Counterparties and service providers have refined their documentation and services since 2016, so it is important to engage with your service providers early. In-scope participants must be ready to prioritise between active collateral arrangements with counterparties needed for day one and counterparties where a monitoring approach may be more appropriate.
We have the solutions in place to serve as our clients’ collateral partner for UMR, providing threshold monitoring, pre-trade analytics, IM sensitivity creation, collateral processing and dispute resolution in a complete UMR package. In addition, we can assist through workshops, helping clients to understand each of the key milestones and steps needed to be ready on time.
Walker: Regulation is a key part of our 2022 roadmap across the full Securities Finance and Collateral Management solution. There are three regulatory drivers that we have identified as key for the collateral product and we will be working towards these dates with our clients. These are the Securities Financing Transactions Regulation (SFTR ISO Changes for January 2022), the Central Securities Depositories Regulation (CSDR) fines and penalty regime that went live in February 2022, and UMR Phase 6 for September 2022.

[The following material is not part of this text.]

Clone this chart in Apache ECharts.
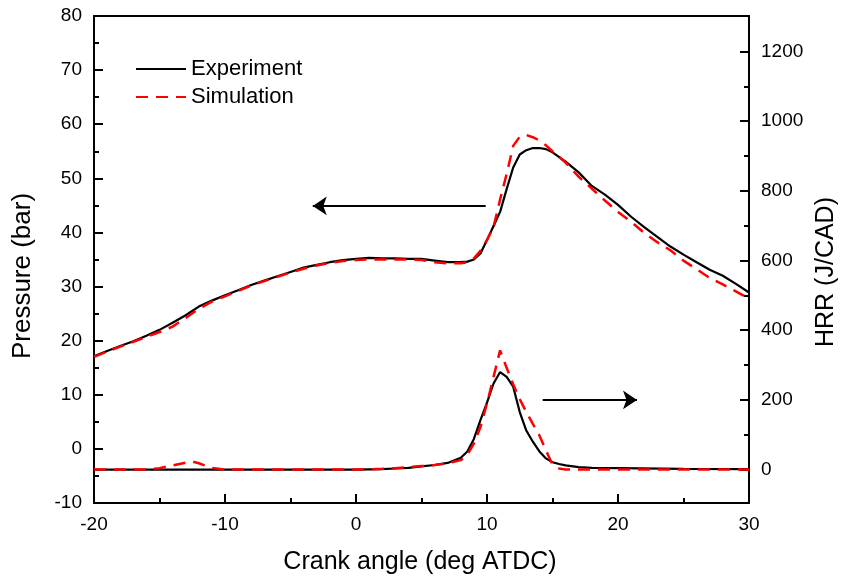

With respect to UMR, we see a lot of impact here, particularly for smaller institutions whose operations can be very manual and they do not have the technology in place to manage these regulations effectively. Consequently, it can be challenging — whether it is in data gathering, managing settlements, legal contracts and building connectivity to market utilities — to meet compliance requirements and to deliver this in a cost-effective way. Smaller firms that fall into scope for UMR Phase 6 will be heavily dependent on vendors to provide accurate calculations that match with their counterparties.
Ahlner: Given State Street’s client base, 2022 will be dominated by the UMR regulation. We also expect attention to risk-weighted assets and capital requirements to take over the latter part of the year, where collateral and counterpart adjustments will be needed to support sustained trading activity.